Трудно, напряженно ищет Шадр тему. О композиционной скульптуре в путешествии нечего и думать: работа должна быть небольшой, транспортабельной. Лучше всего бюст или голову. Но чью? Италию он не чувствует — что бы ни увидел, тотчас вспоминается Россия. Описывая Гурьеву Капри, Шадр сравнивает остров с богатырским седлом: «как будто великан Святогор погрузил своего коня в воду». Следовательно, портретируемый должен быть русским человеком и — это уже непременно для Шадра — взволновать его своей духовной сущностью.
Шадр обращается с просьбой позировать к Горькому. При встрече он просит «пятнадцать сеансов по два часа каждый». Это минимум того, что он требовал от натуры. «Надо сделать слепок с головы и попутно изучить характерные черты». Горький ссылается на плохое самочувствие, на занятость. Расстаются, так ни о чем и не договорившись. Горький обещает подумать и сообщить о своем решении.
Два с половиной месяца живет Шадр на Капри, но никакого ответа не приходит. Потом расстается с Италией. «Проехали… через Геную с ее знаменитым кладбищем, ее морем и мощным флотом, по берегам Итальянской Ривьеры, перевалили в пределы великой Франции, и вот, наконец, Париж!»

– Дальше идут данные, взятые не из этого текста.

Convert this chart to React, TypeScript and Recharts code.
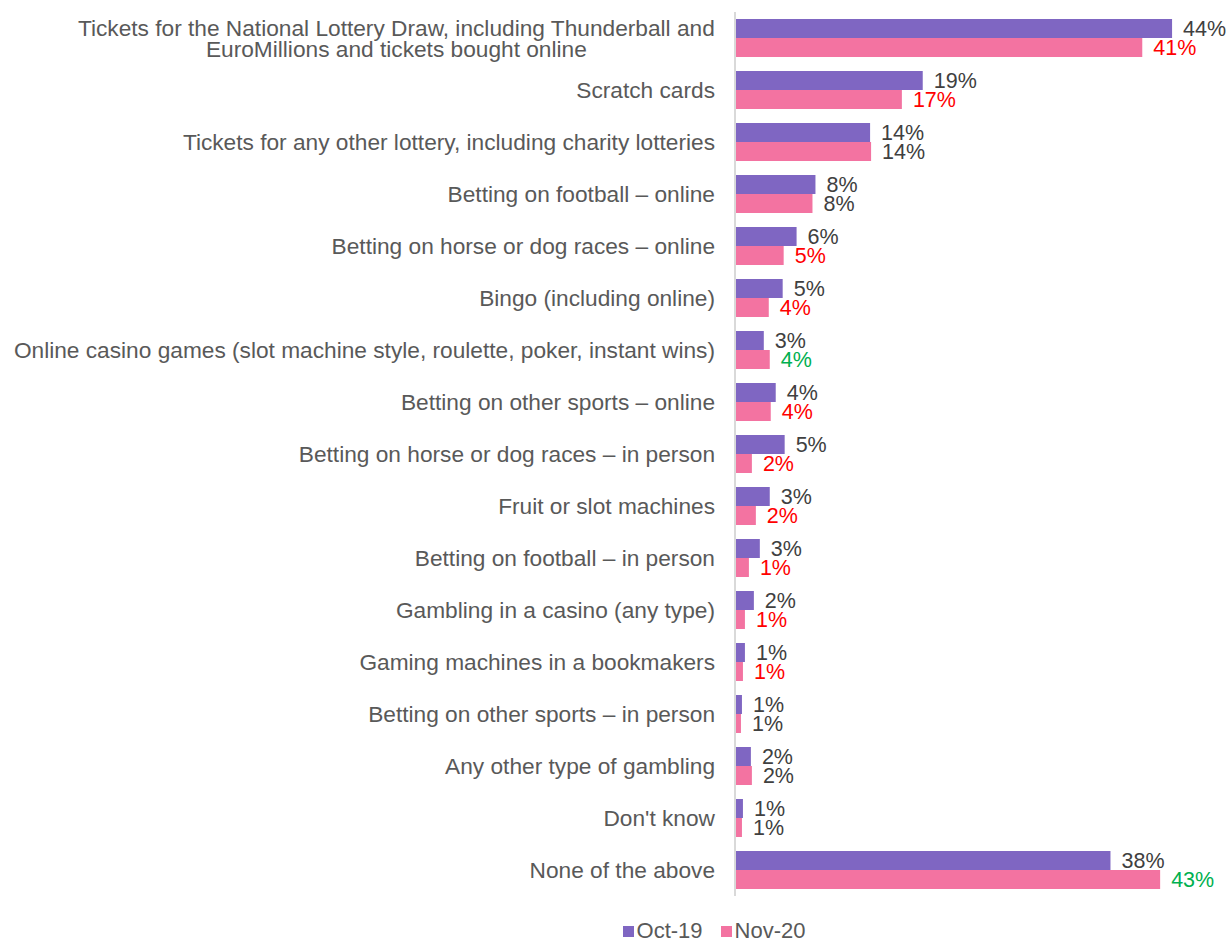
import React from "react";
import { BarChart, Bar, XAxis, YAxis, LabelList } from "recharts";

const categories = [
  "Tickets for the National Lottery Draw, including Thunderball and\nEuroMillions and tickets bought online",
  "Scratch cards",
  "Tickets for any other lottery, including charity lotteries",
  "Betting on football \u2013 online",
  "Betting on horse or dog races \u2013 online",
  "Bingo (including online)",
  "Online casino games (slot machine style, roulette, poker, instant wins)",
  "Betting on other sports \u2013 online",
  "Betting on horse or dog races \u2013 in person",
  "Fruit or slot machines",
  "Betting on football \u2013 in person",
  "Gambling in a casino (any type)",
  "Gaming machines in a bookmakers",
  "Betting on other sports \u2013 in person",
  "Any other type of gambling",
  "Don't know",
  "None of the above",
];

// bar lengths
const oct19 = [44, 18.9, 13.6, 8.1, 6.2, 4.8, 2.9, 4.1, 5.0, 3.5, 2.5, 1.9, 1.0, 0.7, 1.6, 0.8, 37.8];
const nov20 = [41, 16.8, 13.7, 7.8, 4.9, 3.4, 3.5, 3.6, 1.7, 2.1, 1.4, 1.0, 0.8, 0.6, 1.7, 0.7, 42.8];

// printed labels
const oct19Labels = ["44%", "19%", "14%", "8%", "6%", "5%", "3%", "4%", "5%", "3%", "3%", "2%", "1%", "1%", "2%", "1%", "38%"];
const nov20Labels = ["41%", "17%", "14%", "8%", "5%", "4%", "4%", "4%", "2%", "2%", "1%", "1%", "1%", "1%", "2%", "1%", "43%"];

// significance colouring of the Nov-20 labels
const RED = "#FF0000";
const GREEN = "#00B050";
const GREY = "#404040";
const nov20LabelColors = [RED, RED, GREY, GREY, RED, RED, GREEN, RED, RED, RED, RED, RED, RED, GREY, GREY, GREY, GREEN];

const PURPLE = "#7F66C2";
const PINK = "#F373A1";
const FONT = "'Liberation Sans', Arial, sans-serif";

const data = categories.map((name, i) => ({
  name,
  oct: oct19[i],
  nov: nov20[i],
}));

let measureCtx: CanvasRenderingContext2D | null = null;
function textWidth(s: string, size: number) {
  if (!measureCtx) measureCtx = document.createElement("canvas").getContext("2d");
  if (!measureCtx) return s.length * size * 0.5;
  measureCtx.font = `${size}px 'Liberation Sans'`;
  return measureCtx.measureText(s).width;
}

function CategoryTick(props: any) {
  const { x, y, payload } = props;
  const lines = String(payload.value).split("\n");
  const size = 22.7;
  const right = x - 12;
  if (lines.length === 1) {
    return (
      <text x={right} y={y} textAnchor="end" dominantBaseline="central" fontSize={size} fill="#595959" fontFamily={FONT}>
        {lines[0]}
      </text>
    );
  }
  const w = Math.max(...lines.map((l) => textWidth(l, size)));
  const cx = right - w / 2;
  const lh = 21;
  const start = y - ((lines.length - 1) * lh) / 2;
  return (
    <text textAnchor="middle" fontSize={size} fill="#595959" fontFamily={FONT}>
      {lines.map((l, i) => (
        <tspan key={i} x={cx} y={start + i * lh} dominantBaseline="central">
          {l}
        </tspan>
      ))}
    </text>
  );
}

function makeLabel(labels: string[], colors: string[] | null) {
  return (props: any) => {
    const { x, y, width, height, index } = props;
    return (
      <text
        x={x + width + 11}
        y={y + height / 2}
        dominantBaseline="central"
        fontSize={21.5}
        fontFamily={FONT}
        fill={colors ? colors[index] : GREY}
      >
        {labels[index]}
      </text>
    );
  };
}

export default function App() {
  return (
    <div style={{ position: "absolute", left: 0, top: 0, width: 1232, height: 941, background: "#fff" }}>
      <BarChart
        width={1232}
        height={941}
        data={data}
        layout="vertical"
        margin={{ top: 12, right: 50, bottom: 45, left: 0 }}
        barCategoryGap={7}
        barGap={0}
      >
        <XAxis type="number" domain={[0, 45]} hide />
        <YAxis
          type="category"
          dataKey="name"
          width={735}
          interval={0}
          tickLine={false}
          axisLine={{ stroke: "#D9D9D9", strokeWidth: 2 }}
          tick={<CategoryTick />}
        />
        <Bar dataKey="oct" fill={PURPLE} isAnimationActive={false}>
          <LabelList dataKey="oct" content={makeLabel(oct19Labels, null)} />
        </Bar>
        <Bar dataKey="nov" fill={PINK} isAnimationActive={false}>
          <LabelList dataKey="nov" content={makeLabel(nov20Labels, nov20LabelColors)} />
        </Bar>
      </BarChart>
      <div
        style={{
          position: "absolute",
          top: 918,
          left: 0,
          width: 1232,
          display: "flex",
          justifyContent: "center",
          paddingLeft: 196,
          boxSizing: "border-box",
          fontFamily: FONT,
          fontSize: 22,
          color: "#595959",
          gap: 18,
        }}
      >
        {[
          { label: "Oct-19", color: PURPLE },
          { label: "Nov-20", color: PINK },
        ].map((it) => (
          <div key={it.label} style={{ display: "flex", alignItems: "center", gap: 3 }}>
            <span style={{ display: "inline-block", width: 11, height: 11, background: it.color }} />
            <span>{it.label}</span>
          </div>
        ))}
      </div>
    </div>
  );
}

Во Франции ждет Шадра желанная работа — он лепит голову Леонида Борисовича Красина.
Два месяца за ним ежедневно приезжает автомобиль, который везет скульптора в Монморанси, в небольшую виллу, обнесенную тонкой садовой решеткой, от которой ручьями разбегаются ведущие в фабричные поселки Парижа проселочные дороги.
Ежедневно Шадра встречает высокий, сухощавый, седой человек. «Сосредоточенные усталые глаза, вихор седых волос, торчащих на голове, как раскрытая пятерня руки, пергаментно бескровное лицо, как бы отлитое из желтого воска, тонкие губы, точно обрисованные фиолетовым карандашом». Красин давно и тяжело болен.
Но дом его по-прежнему гостеприимен. За столом всегда гости, разговор идет сразу на четырех языках: русском, французском, немецком и английском. Специально для Шадра готовят карасей в сметане. Хозяин подолгу разговаривает с ним в кабинете.
Общих тем много. Прежде всего — о памятнике Ленину. О достойном увековечении его памяти — осуществлении его идей. «Для этого хотелось бы прожить еще хотя бы двадцать лет, — говорит Красин. — Не знаю, удастся ли».